The panel admitted that its survey was non-authoritative, see Slip Op. at ___ n. 3, but the only other authorities for abandoning Salerno's explicit standard that the panel adduced were the decisions of lower courts, which, it hardly need be said, are not sufficient authority.
It is undisputed that, under Salerno and Akron, this court is required by Supreme Court precedent to reject a facial attack on a statute regulating abortion unless the party challenging the statute can "show that `no set of circumstances exists under which the Act would be valid.'" Akron, 497 U.S. at 514 (quoting Webster v. Reproductive Health Servs., 492 U.S. 490, 524 (1989) (O'Connor, J., concurring)). Because the plaintiff in this case could make no such showing, the plaintiff's attack must be rejected.
Furthermore, even if Casey logically, albeit sub silentio, overruled the Salerno standard applied in Akron, it obviously did so only to the extent of the burden actually borne by the plaintiffs in Casey. Hence, under Casey, the plaintiffs in this case would still have to establish that the Arizona statute is so overbroad that, "in a large fraction of the cases in which [the challenged regulation] is relevant, it will operate as a substantial [and otherwise impermissible] obstacle to a woman's choice to undergo an abortion." Casey, 505 U.S. at 895 (emphasis added). The plaintiffs in this case have not shown that Arizona's trial courts will impermissibly drag out their consideration of a "large fraction" of minors' petitions for judicial bypasses.
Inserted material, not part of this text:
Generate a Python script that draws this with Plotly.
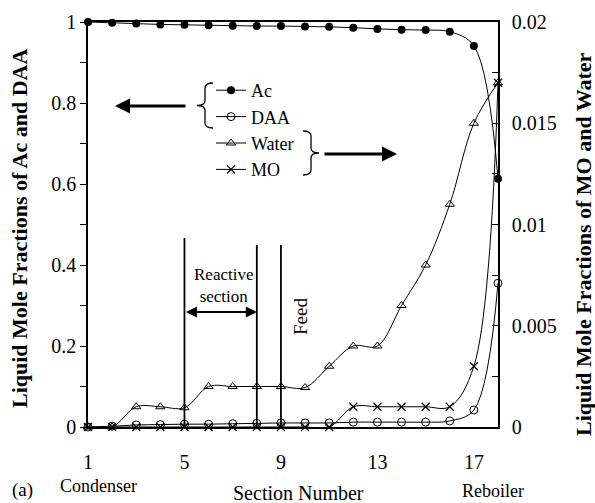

There is simply no basis in the record for such a presumption, and it is highly inappropriate for a federal court to be indulging in such an arrogant surmise. Even under Casey's lower standard for facial challenges, the plaintiffs in this case did not meet their burden, and the panel grievously erred in invalidating Arizona's statute.
III
The panel's opinion in this case was a lawless assault on a legitimate exercise in democratic government by the people of Arizona. It should have been reheard en banc and corrected; because the court declines to do so, I must respectfully dissent.